I got the Pretty H8 Machine on my left forearm when I was elected Captain of my roller derby team. It was my 25th birthday. It represents duality and strength. There’s another side of me that comes out on the track. I love that side of me and roller derby is the best thing that’s happened in my life for several years. My team also got matching ink. Most of us from the 2011-2012 season have tear drops on the inside of our fingers. We are all tied together by blood, sweat, tears & ink. A group of us went together on a Friday the 13th to get small tattoos. That’s how I came to have Good Luck Bear on my right inner wrist. I got the tattoo because I collected Care Bears growing up, and now I’ve switched to collecting tattoos. I also wanted to add a little luck to my life. I love getting tattooed with a group of people. There is a certain bond you get when you get inked together that can never be broken.
My wooden rosary on my right forearm is a memorial for a lost love. It says “ Grá Fíor Bás Riamh” which means “True Love Never Dies” in Gaelic. There is a part of him that will stay with me forever. I wanted the tattoo to be very simple and natural. I am going to add shamrocks and Irish roses to it soon. It remind me that it is better to have loved and lost, than never to have loved at all. I also have an Irish heart wrapped in angel’s wings on my right bicep. I got this tattoo for my best friend, Bradly. He passed away in 2012. He was only 29 years old. I had been friends with him for 21 years. He was like a brother to me and I miss him every day. His initials and the year of his birth/ death surround the tattoo. It reminds me to cherish the people in your life while you can.
The tattoo on my right hand says “Semper Tecum”. It means “Always with you” in Latin. I got this tattoo together with someone who will always be with me in my heart, even if we aren’t together in this world. I have many memorial tattoos, but this is not one of them. The person who has the matching tattoo hasn’t passed on. But just like the ink will always be with me, so is this person. Some things aren’t meant to be, but that doesn’t mean you have to regret the time invested.

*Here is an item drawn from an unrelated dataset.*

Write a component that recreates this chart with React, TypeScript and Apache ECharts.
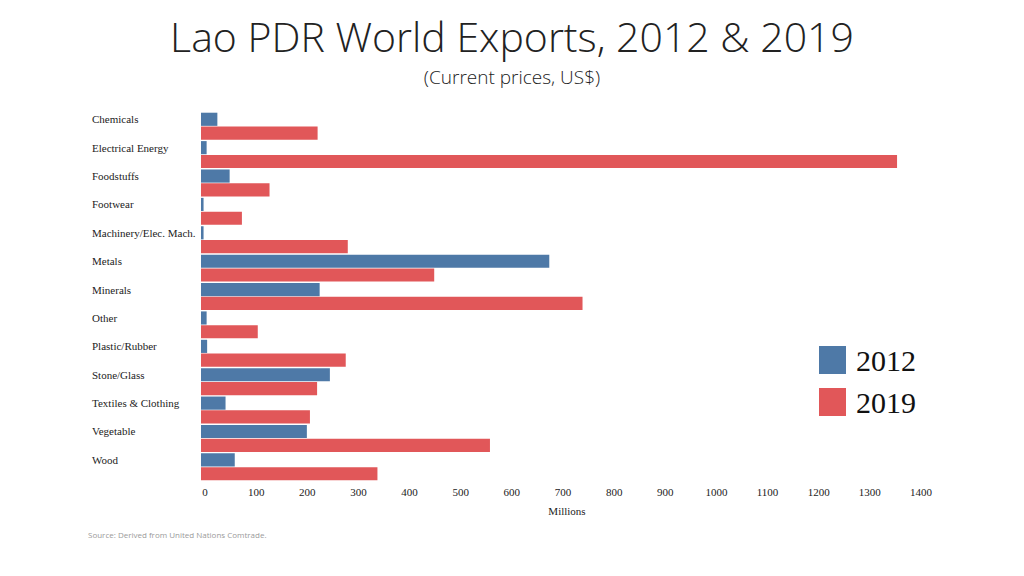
import React, { useEffect, useRef } from "react";
import * as echarts from "echarts";

const categories = [
  "Chemicals",
  "Electrical Energy",
  "Foodstuffs",
  "Footwear",
  "Machinery/Elec. Mach.",
  "Metals",
  "Minerals",
  "Other",
  "Plastic/Rubber",
  "Stone/Glass",
  "Textiles & Clothing",
  "Vegetable",
  "Wood",
];
const values2012 = [32, 11, 56, 5, 5, 681, 232, 11, 12, 252, 48, 207, 66];
const values2019 = [228, 1361, 134, 80, 287, 456, 746, 111, 283, 227, 213, 565, 345];
const seriesNames = ["2012", "2019"];
const colors = ["#4E79A7", "#E15759"];

export default function App() {
  const ref = useRef<HTMLDivElement>(null);
  useEffect(() => {
    if (!ref.current) return;
    const chart = echarts.init(ref.current, null, { renderer: "svg" });
    const serif = "'Liberation Serif', 'Times New Roman', serif";
    chart.setOption({
      animation: false,
      backgroundColor: "#ffffff",
      title: [
        {
          text: "Lao PDR World Exports, 2012 & 2019",
          left: "center",
          top: 13,
          padding: 0,
          textStyle: {
            fontFamily: "'Open Sans', sans-serif",
            fontWeight: 300,
            fontSize: 41,
            lineHeight: 46,
            color: "#222222",
          },
        },
        {
          text: "(Current prices, US$)",
          left: "center",
          top: 66,
          padding: 0,
          textStyle: {
            fontFamily: "'Open Sans', sans-serif",
            fontWeight: 300,
            fontSize: 19,
            lineHeight: 22,
            color: "#222222",
          },
        },
        {
          text: "Source: Derived from United Nations Comtrade.",
          left: 88,
          top: 530,
          padding: 0,
          textStyle: {
            fontFamily: "'Open Sans', sans-serif",
            fontWeight: "normal",
            fontSize: 8,
            color: "#9a9a9a",
          },
        },
      ],
      legend: {
        orient: "vertical",
        left: 819,
        top: 345,
        padding: 0,
        icon: "rect",
        itemWidth: 27,
        itemHeight: 28,
        itemGap: 12,
        textStyle: { fontFamily: serif, fontSize: 30, color: "#111111", padding: [0, 0, 0, 5] },
        data: seriesNames,
      },
      grid: { left: 201, right: 107, top: 112, bottom: 95, containLabel: false },
      xAxis: {
        type: "value",
        min: 0,
        max: 1400,
        interval: 100,
        name: "Millions",
        nameLocation: "middle",
        nameGap: 24,
        nameTextStyle: { fontFamily: serif, fontSize: 11, color: "#222222", padding: [0, 0, 0, 16] },
        axisLine: { show: false },
        axisTick: { show: false },
        splitLine: { show: false },
        axisLabel: {
          fontFamily: serif,
          fontSize: 11,
          color: "#222222",
          margin: 5,
          padding: [0, 0, 0, 8],
          formatter: (v: number) => String(v),
        },
      },
      yAxis: {
        type: "category",
        data: categories,
        inverse: true,
        axisLine: { show: false },
        axisTick: { show: false },
        splitLine: { show: false },
        axisLabel: {
          fontFamily: serif,
          fontSize: 11,
          color: "#222222",
          align: "left",
          verticalAlign: "bottom",
          lineHeight: 14,
          margin: 109,
        },
      },
      series: [
        {
          name: seriesNames[0],
          type: "bar",
          data: values2012,
          itemStyle: { color: colors[0] },
          barGap: "5%",
          barCategoryGap: "5%",
        },
        {
          name: seriesNames[1],
          type: "bar",
          data: values2019,
          itemStyle: { color: colors[1] },
          barGap: "5%",
          barCategoryGap: "5%",
        },
      ],
    });
    return () => chart.dispose();
  }, []);
  return <div ref={ref} style={{ width: 1024, height: 576, position: "absolute", left: 0, top: 0 }} />;
}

My left rib cage is a memorial portrait of my grandmother on my father’s side. She was very special to me. She had rose bushes, so I surrounded her with roses. I am also going to put a portrait of my grandfather next to her, to complete the tattoo. I chose to use their military portraits because of the soft tones. This piece is still a work in progress, but is becoming my favorite tattoo.

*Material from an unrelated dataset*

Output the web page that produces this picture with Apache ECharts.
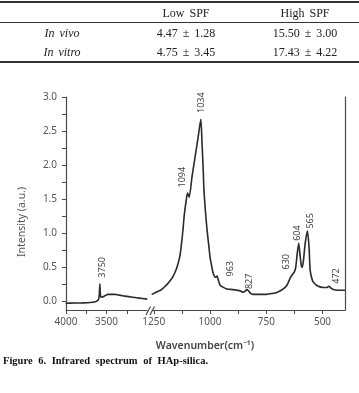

My right thigh is a piece I have always wanted to get tattooed. It is an archeological dig called “Love’s Eternal Embrace”. It was discovered in Mantua, Italy. It may sound morbid, but I fell in love with the image of these two loves locked in embrace in their grave. I want to find love like that in this world. The tattoo is a reminder to settle for nothing less.
The tattoos on my feet come as a pair. The right says “Nothing Ventured” with the image of a compass. The left says “Nothing Gained” with the image of an anchor on a rope being help by a sparrow. I am a believer in destiny, but I feel we need to be the author of the story that leads up to that destiny. I feel that taking chances is the best thing we can do in life. Challenging ourselves to reach goals we never though attainable. Failing, and getting back up to try harder. Wiser, stronger and more alive than ever before. These tattoos remind me to follow my instincts and not to be afraid to take chances.

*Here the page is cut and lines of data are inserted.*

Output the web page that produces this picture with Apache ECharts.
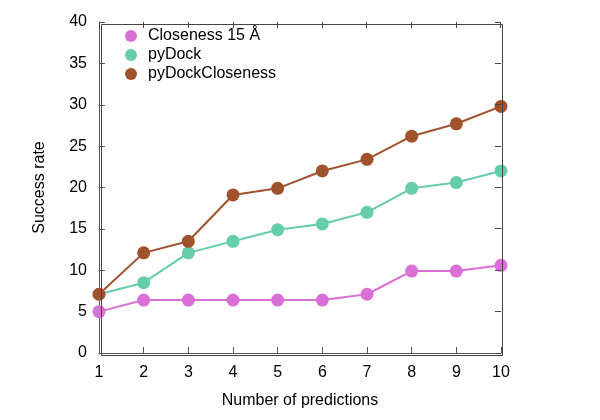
<!DOCTYPE html>
<html><head><meta charset="utf-8">
<script src="https://cdn.jsdelivr.net/npm/echarts@6/dist/echarts.min.js"></script>
<style>html,body{margin:0;padding:0;background:#fff}#c{width:600px;height:420px}</style>
</head><body><div id="c"></div>
<script>
const categories = [1,2,3,4,5,6,7,8,9,10];
const closeness15 = [5.0, 6.4, 6.4, 6.4, 6.4, 6.4, 7.1, 9.9, 9.9, 10.6];
const pyDock = [7.1, 8.5, 12.1, 13.5, 14.9, 15.6, 17.0, 19.9, 20.6, 22.0];
const pyDockCloseness = [7.1, 12.1, 13.5, 19.1, 19.9, 22.0, 23.4, 26.2, 27.7, 29.8];
const seriesNames = ['Closeness 15 Å', 'pyDock', 'pyDockCloseness'];
const yTicks = [0,5,10,15,20,25,30,35,40];

const font = 'Liberation Sans, Arial, sans-serif';
const axisCol = '#555';
const chart = echarts.init(document.getElementById('c'), null, {renderer:'canvas'});
function pairs(arr){ return arr.map((v,i)=>[categories[i], v]); }
const colors = ['#da70d6', '#66cdaa', '#a0522d'];
const datas = [closeness15, pyDock, pyDockCloseness];
const tick = () => ({show:true, inside:true, length:6, lineStyle:{color:axisCol, width:1}});
const line = () => ({show:true, onZero:false, lineStyle:{color:axisCol, width:1}});
chart.setOption({
  animation:false,
  grid:{left:99, right:99, top:22, bottom:67},
  legend:{
    orient:'vertical', left:120, top:23, itemGap:3, itemWidth:12, itemHeight:12,
    icon:'circle', textStyle:{fontFamily:font, fontSize:16, color:'#000', padding:[0,0,0,6]},
    data:seriesNames
  },
  xAxis:{
    type:'value', min:1, max:10, interval:1, position:'bottom',
    name:'Number of predictions', nameLocation:'middle', nameGap:40,
    nameTextStyle:{fontFamily:font, fontSize:16, color:'#000'},
    axisLine:line(), axisTick:tick(),
    axisLabel:{fontFamily:font, fontSize:16, color:'#000', margin:12},
    splitLine:{show:false}
  },
  yAxis:{
    type:'value', min:0, max:40, interval:5, position:'left',
    name:'Success rate', nameLocation:'middle', nameGap:51,
    nameTextStyle:{fontFamily:font, fontSize:16, color:'#000'},
    axisLine:line(), axisTick:tick(),
    axisLabel:{fontFamily:font, fontSize:16, color:'#000', margin:12, formatter:v=>yTicks.includes(v)?String(v):''},
    splitLine:{show:false}
  },
  series: datas.map((d,i)=>({
    name:seriesNames[i], type:'line', data:pairs(d),
    symbol:'circle', symbolSize:13, showSymbol:true,
    itemStyle:{color:colors[i]}, lineStyle:{color:colors[i], width:2}
  }))
});
// frame with inward ticks on top/right, located via the chart's own scales
const tl = chart.convertToPixel({gridIndex:0}, [categories[0], yTicks[yTicks.length-1]]);
const br = chart.convertToPixel({gridIndex:0}, [categories[categories.length-1], yTicks[0]]);
const xL = Math.floor(tl[0]), yT = Math.floor(tl[1]), xR = Math.floor(br[0]), yB = Math.floor(br[1]);
const els = [
  {type:'rect', left:xL, top:yT, shape:{x:0,y:0,width:xR-xL,height:yB-yT}, style:{stroke:'#444', lineWidth:1, fill:'none'}, z:100, silent:true}
];
function bar(l,t,w,h){ return {type:'rect', left:l, top:t, shape:{x:0,y:0,width:w,height:h}, style:{fill:'#444', stroke:'none'}, silent:true, z:100}; }
categories.forEach(c=>{
  const x = Math.floor(chart.convertToPixel({gridIndex:0}, [c, 0])[0]);
  els.push(bar(x, yT, 1, 6));
});
yTicks.forEach(v=>{
  const y = Math.floor(chart.convertToPixel({gridIndex:0}, [1, v])[1]);
  els.push(bar(xR-5, y, 6, 1));
});
chart.setOption({graphic:els});
</script></body></html>
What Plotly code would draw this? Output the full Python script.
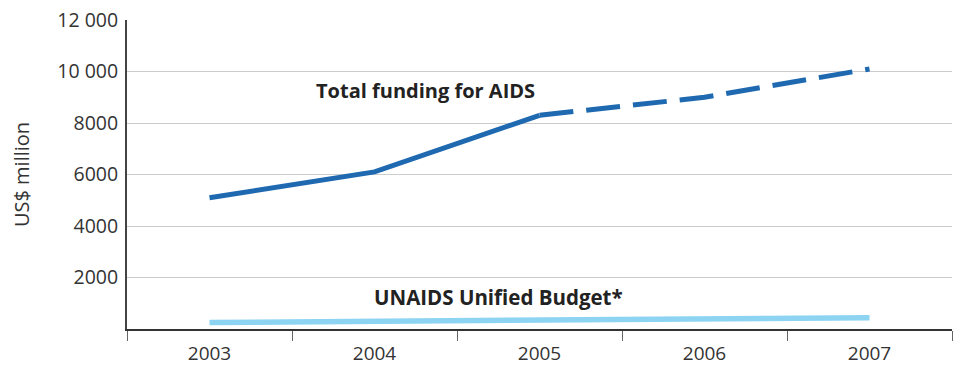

I don’t think I’ll ever stop getting tattooed. It’s a part of who I am. I believe getting tattooed is therapeutic. For me, it’s been a release of emotion and a way to remember certain times in my life. Just like my skin heals after getting a tattoo, the process of getting tattooed has helped me heal. They help me deal with life and death. They help me feel comfortable in this cage of skin.